What you have to do:
Write out again, unaltered, the lines from the start through the line containing "(dothi) at (370,146);".

Data extract:

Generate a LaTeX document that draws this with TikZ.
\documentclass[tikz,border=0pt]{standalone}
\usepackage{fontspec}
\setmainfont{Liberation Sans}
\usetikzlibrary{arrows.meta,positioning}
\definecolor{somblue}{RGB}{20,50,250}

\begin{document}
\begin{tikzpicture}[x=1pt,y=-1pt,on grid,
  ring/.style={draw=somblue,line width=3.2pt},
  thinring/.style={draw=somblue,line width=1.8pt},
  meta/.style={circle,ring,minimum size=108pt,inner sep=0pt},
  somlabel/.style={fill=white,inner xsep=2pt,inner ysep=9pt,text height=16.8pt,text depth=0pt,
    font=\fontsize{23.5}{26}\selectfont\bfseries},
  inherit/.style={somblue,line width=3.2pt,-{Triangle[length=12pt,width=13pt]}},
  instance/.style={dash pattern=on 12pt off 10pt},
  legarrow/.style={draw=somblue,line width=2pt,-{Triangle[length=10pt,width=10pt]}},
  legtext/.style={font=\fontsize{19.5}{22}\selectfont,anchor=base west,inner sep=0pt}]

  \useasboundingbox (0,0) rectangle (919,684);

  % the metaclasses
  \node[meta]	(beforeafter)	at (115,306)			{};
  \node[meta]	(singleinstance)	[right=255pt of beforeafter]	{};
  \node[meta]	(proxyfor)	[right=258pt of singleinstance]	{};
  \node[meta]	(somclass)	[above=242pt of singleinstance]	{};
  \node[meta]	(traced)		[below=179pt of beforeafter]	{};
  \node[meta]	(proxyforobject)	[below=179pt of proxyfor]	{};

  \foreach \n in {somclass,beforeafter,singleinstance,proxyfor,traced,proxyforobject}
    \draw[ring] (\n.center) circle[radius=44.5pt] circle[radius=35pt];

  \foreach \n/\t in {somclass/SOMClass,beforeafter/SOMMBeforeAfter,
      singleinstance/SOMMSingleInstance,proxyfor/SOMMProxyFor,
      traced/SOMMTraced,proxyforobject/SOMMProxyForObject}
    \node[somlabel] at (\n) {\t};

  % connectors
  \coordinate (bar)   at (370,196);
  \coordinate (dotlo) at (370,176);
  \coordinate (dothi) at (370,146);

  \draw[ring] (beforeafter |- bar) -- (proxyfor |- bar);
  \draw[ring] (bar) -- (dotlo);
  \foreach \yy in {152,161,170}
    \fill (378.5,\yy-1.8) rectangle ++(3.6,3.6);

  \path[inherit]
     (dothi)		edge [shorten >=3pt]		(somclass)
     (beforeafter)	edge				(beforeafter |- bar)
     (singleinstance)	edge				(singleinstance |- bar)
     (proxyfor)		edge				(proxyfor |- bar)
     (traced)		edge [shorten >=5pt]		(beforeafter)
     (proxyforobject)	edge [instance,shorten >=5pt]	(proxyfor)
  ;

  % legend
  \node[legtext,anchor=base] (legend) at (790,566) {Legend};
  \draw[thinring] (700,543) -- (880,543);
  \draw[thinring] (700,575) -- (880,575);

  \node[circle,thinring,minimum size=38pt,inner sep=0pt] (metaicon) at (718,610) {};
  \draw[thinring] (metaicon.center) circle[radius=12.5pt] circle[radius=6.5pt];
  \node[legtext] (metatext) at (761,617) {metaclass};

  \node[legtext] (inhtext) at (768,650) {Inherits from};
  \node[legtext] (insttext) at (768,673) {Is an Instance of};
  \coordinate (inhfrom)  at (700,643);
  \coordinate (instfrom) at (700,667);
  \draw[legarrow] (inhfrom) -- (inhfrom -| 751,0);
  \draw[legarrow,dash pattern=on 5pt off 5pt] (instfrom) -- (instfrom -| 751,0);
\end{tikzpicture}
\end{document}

Output of the exercise:
Generate a LaTeX document that draws this with TikZ.
\documentclass[tikz,border=0pt]{standalone}
\usepackage{fontspec}
\setmainfont{Liberation Sans}
\usetikzlibrary{arrows.meta,positioning}
\definecolor{somblue}{RGB}{20,50,250}

\begin{document}
\begin{tikzpicture}[x=1pt,y=-1pt,on grid,
  ring/.style={draw=somblue,line width=3.2pt},
  thinring/.style={draw=somblue,line width=1.8pt},
  meta/.style={circle,ring,minimum size=108pt,inner sep=0pt},
  somlabel/.style={fill=white,inner xsep=2pt,inner ysep=9pt,text height=16.8pt,text depth=0pt,
    font=\fontsize{23.5}{26}\selectfont\bfseries},
  inherit/.style={somblue,line width=3.2pt,-{Triangle[length=12pt,width=13pt]}},
  instance/.style={dash pattern=on 12pt off 10pt},
  legarrow/.style={draw=somblue,line width=2pt,-{Triangle[length=10pt,width=10pt]}},
  legtext/.style={font=\fontsize{19.5}{22}\selectfont,anchor=base west,inner sep=0pt}]

  \useasboundingbox (0,0) rectangle (919,684);

  % the metaclasses
  \node[meta]	(beforeafter)	at (115,306)			{};
  \node[meta]	(singleinstance)	[right=255pt of beforeafter]	{};
  \node[meta]	(proxyfor)	[right=258pt of singleinstance]	{};
  \node[meta]	(somclass)	[above=242pt of singleinstance]	{};
  \node[meta]	(traced)		[below=179pt of beforeafter]	{};
  \node[meta]	(proxyforobject)	[below=179pt of proxyfor]	{};

  \foreach \n in {somclass,beforeafter,singleinstance,proxyfor,traced,proxyforobject}
    \draw[ring] (\n.center) circle[radius=44.5pt] circle[radius=35pt];

  \foreach \n/\t in {somclass/SOMClass,beforeafter/SOMMBeforeAfter,
      singleinstance/SOMMSingleInstance,proxyfor/SOMMProxyFor,
      traced/SOMMTraced,proxyforobject/SOMMProxyForObject}
    \node[somlabel] at (\n) {\t};

  % connectors
  \coordinate (bar)   at (370,196);
  \coordinate (dotlo) at (370,176);
  \coordinate (dothi) at (370,146);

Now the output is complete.